__WHAT IS NEEDED__. Reproduce each line exactly, including spacing and punctuation.

__STORED DATA__.
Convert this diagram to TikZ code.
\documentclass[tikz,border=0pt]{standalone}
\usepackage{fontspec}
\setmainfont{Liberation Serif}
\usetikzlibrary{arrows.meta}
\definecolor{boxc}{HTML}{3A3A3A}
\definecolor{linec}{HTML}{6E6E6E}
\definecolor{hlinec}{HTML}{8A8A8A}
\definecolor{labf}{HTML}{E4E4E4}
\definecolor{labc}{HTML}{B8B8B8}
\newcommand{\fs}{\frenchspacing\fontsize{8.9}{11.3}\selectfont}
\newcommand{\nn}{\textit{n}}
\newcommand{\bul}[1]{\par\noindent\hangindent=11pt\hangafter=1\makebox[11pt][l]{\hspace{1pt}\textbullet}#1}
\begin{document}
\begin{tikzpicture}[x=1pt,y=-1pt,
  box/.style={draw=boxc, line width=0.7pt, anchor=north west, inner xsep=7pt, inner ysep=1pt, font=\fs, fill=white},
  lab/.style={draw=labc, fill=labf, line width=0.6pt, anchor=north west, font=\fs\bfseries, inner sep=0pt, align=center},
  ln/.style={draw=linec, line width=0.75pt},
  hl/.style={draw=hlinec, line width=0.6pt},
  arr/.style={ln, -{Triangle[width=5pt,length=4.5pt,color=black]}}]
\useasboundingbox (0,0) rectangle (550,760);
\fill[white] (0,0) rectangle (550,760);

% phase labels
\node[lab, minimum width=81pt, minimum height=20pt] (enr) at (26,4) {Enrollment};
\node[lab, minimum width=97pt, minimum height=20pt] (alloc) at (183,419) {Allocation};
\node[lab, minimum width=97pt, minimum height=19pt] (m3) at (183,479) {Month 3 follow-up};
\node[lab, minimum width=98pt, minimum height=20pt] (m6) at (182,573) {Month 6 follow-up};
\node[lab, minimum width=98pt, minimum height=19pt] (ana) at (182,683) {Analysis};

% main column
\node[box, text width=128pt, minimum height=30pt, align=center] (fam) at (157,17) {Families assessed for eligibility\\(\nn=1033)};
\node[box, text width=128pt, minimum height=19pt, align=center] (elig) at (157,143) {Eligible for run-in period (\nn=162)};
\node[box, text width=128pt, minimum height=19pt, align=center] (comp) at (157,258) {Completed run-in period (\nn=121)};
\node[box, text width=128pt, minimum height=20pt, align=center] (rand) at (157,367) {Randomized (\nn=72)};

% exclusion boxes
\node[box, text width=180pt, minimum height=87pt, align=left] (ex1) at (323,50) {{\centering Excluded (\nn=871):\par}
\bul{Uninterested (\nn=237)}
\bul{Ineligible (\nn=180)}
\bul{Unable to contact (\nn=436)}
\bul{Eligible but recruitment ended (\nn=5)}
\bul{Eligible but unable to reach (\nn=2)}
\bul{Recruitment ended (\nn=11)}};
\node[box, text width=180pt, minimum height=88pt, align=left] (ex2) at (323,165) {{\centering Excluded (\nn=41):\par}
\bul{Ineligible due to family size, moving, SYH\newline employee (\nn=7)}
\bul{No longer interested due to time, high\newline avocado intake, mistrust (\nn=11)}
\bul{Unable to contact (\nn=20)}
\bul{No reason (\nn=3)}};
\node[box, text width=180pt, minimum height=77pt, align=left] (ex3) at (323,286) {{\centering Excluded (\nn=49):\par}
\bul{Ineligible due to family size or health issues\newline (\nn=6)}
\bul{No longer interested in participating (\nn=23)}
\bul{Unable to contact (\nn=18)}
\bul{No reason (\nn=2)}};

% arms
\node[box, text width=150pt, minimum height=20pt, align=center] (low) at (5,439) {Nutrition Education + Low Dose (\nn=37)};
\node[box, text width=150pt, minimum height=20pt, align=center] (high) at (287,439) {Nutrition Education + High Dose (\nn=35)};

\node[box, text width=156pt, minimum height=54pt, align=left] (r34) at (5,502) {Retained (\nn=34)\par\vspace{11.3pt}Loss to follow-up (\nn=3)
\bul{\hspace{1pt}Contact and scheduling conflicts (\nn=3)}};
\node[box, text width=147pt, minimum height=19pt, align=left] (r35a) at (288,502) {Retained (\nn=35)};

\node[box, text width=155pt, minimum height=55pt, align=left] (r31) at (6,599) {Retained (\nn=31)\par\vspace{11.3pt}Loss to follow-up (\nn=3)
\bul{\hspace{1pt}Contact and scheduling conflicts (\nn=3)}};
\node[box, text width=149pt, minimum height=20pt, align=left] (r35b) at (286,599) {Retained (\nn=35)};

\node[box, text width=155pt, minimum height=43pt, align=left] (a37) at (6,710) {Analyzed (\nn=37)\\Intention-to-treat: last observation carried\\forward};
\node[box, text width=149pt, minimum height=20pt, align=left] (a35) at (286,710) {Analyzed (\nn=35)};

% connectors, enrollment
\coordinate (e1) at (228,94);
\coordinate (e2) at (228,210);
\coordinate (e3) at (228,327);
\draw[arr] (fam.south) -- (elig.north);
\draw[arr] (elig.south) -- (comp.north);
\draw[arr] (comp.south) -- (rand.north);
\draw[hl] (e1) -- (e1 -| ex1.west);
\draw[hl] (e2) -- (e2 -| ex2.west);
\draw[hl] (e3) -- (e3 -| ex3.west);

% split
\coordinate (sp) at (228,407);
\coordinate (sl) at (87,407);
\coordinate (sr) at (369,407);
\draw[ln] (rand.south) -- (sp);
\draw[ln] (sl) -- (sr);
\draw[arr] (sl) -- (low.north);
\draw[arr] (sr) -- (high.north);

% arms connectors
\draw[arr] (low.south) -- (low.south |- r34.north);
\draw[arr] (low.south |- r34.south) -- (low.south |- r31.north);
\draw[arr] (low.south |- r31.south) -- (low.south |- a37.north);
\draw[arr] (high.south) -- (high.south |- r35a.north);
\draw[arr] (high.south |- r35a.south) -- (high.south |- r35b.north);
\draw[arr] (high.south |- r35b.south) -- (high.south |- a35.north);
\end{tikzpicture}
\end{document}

__CORRECT RESPONSE__.
Convert this diagram to TikZ code.
\documentclass[tikz,border=0pt]{standalone}
\usepackage{fontspec}
\setmainfont{Liberation Serif}
\usetikzlibrary{arrows.meta}
\definecolor{boxc}{HTML}{3A3A3A}
\definecolor{linec}{HTML}{6E6E6E}
\definecolor{hlinec}{HTML}{8A8A8A}
\definecolor{labf}{HTML}{E4E4E4}
\definecolor{labc}{HTML}{B8B8B8}
\newcommand{\fs}{\frenchspacing\fontsize{8.9}{11.3}\selectfont}
\newcommand{\nn}{\textit{n}}
\newcommand{\bul}[1]{\par\noindent\hangindent=11pt\hangafter=1\makebox[11pt][l]{\hspace{1pt}\textbullet}#1}
\begin{document}
\begin{tikzpicture}[x=1pt,y=-1pt,
  box/.style={draw=boxc, line width=0.7pt, anchor=north west, inner xsep=7pt, inner ysep=1pt, font=\fs, fill=white},
  lab/.style={draw=labc, fill=labf, line width=0.6pt, anchor=north west, font=\fs\bfseries, inner sep=0pt, align=center},
  ln/.style={draw=linec, line width=0.75pt},
  hl/.style={draw=hlinec, line width=0.6pt},
  arr/.style={ln, -{Triangle[width=5pt,length=4.5pt,color=black]}}]
\useasboundingbox (0,0) rectangle (550,760);
\fill[white] (0,0) rectangle (550,760);

% phase labels
\node[lab, minimum width=81pt, minimum height=20pt] (enr) at (26,4) {Enrollment};
\node[lab, minimum width=97pt, minimum height=20pt] (alloc) at (183,419) {Allocation};
\node[lab, minimum width=97pt, minimum height=19pt] (m3) at (183,479) {Month 3 follow-up};
\node[lab, minimum width=98pt, minimum height=20pt] (m6) at (182,573) {Month 6 follow-up};
\node[lab, minimum width=98pt, minimum height=19pt] (ana) at (182,683) {Analysis};

% main column
\node[box, text width=128pt, minimum height=30pt, align=center] (fam) at (157,17) {Families assessed for eligibility\\(\nn=1033)};
\node[box, text width=128pt, minimum height=19pt, align=center] (elig) at (157,143) {Eligible for run-in period (\nn=162)};
\node[box, text width=128pt, minimum height=19pt, align=center] (comp) at (157,258) {Completed run-in period (\nn=121)};
\node[box, text width=128pt, minimum height=20pt, align=center] (rand) at (157,367) {Randomized (\nn=72)};

% exclusion boxes
\node[box, text width=180pt, minimum height=87pt, align=left] (ex1) at (323,50) {{\centering Excluded (\nn=871):\par}
\bul{Uninterested (\nn=237)}
\bul{Ineligible (\nn=180)}
\bul{Unable to contact (\nn=436)}
\bul{Eligible but recruitment ended (\nn=5)}
\bul{Eligible but unable to reach (\nn=2)}
\bul{Recruitment ended (\nn=11)}};
\node[box, text width=180pt, minimum height=88pt, align=left] (ex2) at (323,165) {{\centering Excluded (\nn=41):\par}
\bul{Ineligible due to family size, moving, SYH\newline employee (\nn=7)}
\bul{No longer interested due to time, high\newline avocado intake, mistrust (\nn=11)}
\bul{Unable to contact (\nn=20)}
\bul{No reason (\nn=3)}};
\node[box, text width=180pt, minimum height=77pt, align=left] (ex3) at (323,286) {{\centering Excluded (\nn=49):\par}
\bul{Ineligible due to family size or health issues\newline (\nn=6)}
\bul{No longer interested in participating (\nn=23)}
\bul{Unable to contact (\nn=18)}
\bul{No reason (\nn=2)}};

% arms
\node[box, text width=150pt, minimum height=20pt, align=center] (low) at (5,439) {Nutrition Education + Low Dose (\nn=37)};
\node[box, text width=150pt, minimum height=20pt, align=center] (high) at (287,439) {Nutrition Education + High Dose (\nn=35)};

\node[box, text width=156pt, minimum height=54pt, align=left] (r34) at (5,502) {Retained (\nn=34)\par\vspace{11.3pt}Loss to follow-up (\nn=3)
\bul{\hspace{1pt}Contact and scheduling conflicts (\nn=3)}};
\node[box, text width=147pt, minimum height=19pt, align=left] (r35a) at (288,502) {Retained (\nn=35)};

\node[box, text width=155pt, minimum height=55pt, align=left] (r31) at (6,599) {Retained (\nn=31)\par\vspace{11.3pt}Loss to follow-up (\nn=3)
\bul{\hspace{1pt}Contact and scheduling conflicts (\nn=3)}};
\node[box, text width=149pt, minimum height=20pt, align=left] (r35b) at (286,599) {Retained (\nn=35)};

\node[box, text width=155pt, minimum height=43pt, align=left] (a37) at (6,710) {Analyzed (\nn=37)\\Intention-to-treat: last observation carried\\forward};
\node[box, text width=149pt, minimum height=20pt, align=left] (a35) at (286,710) {Analyzed (\nn=35)};

% connectors, enrollment
\coordinate (e1) at (228,94);
\coordinate (e2) at (228,210);
\coordinate (e3) at (228,327);
\draw[arr] (fam.south) -- (elig.north);
\draw[arr] (elig.south) -- (comp.north);
\draw[arr] (comp.south) -- (rand.north);
\draw[hl] (e1) -- (e1 -| ex1.west);
\draw[hl] (e2) -- (e2 -| ex2.west);
\draw[hl] (e3) -- (e3 -| ex3.west);

% split
\coordinate (sp) at (228,407);
\coordinate (sl) at (87,407);
\coordinate (sr) at (369,407);
\draw[ln] (rand.south) -- (sp);
\draw[ln] (sl) -- (sr);
\draw[arr] (sl) -- (low.north);
\draw[arr] (sr) -- (high.north);

% arms connectors
\draw[arr] (low.south) -- (low.south |- r34.north);
\draw[arr] (low.south |- r34.south) -- (low.south |- r31.north);
\draw[arr] (low.south |- r31.south) -- (low.south |- a37.north);
\draw[arr] (high.south) -- (high.south |- r35a.north);
\draw[arr] (high.south |- r35a.south) -- (high.south |- r35b.north);
\draw[arr] (high.south |- r35b.south) -- (high.south |- a35.north);
\end{tikzpicture}
\end{document}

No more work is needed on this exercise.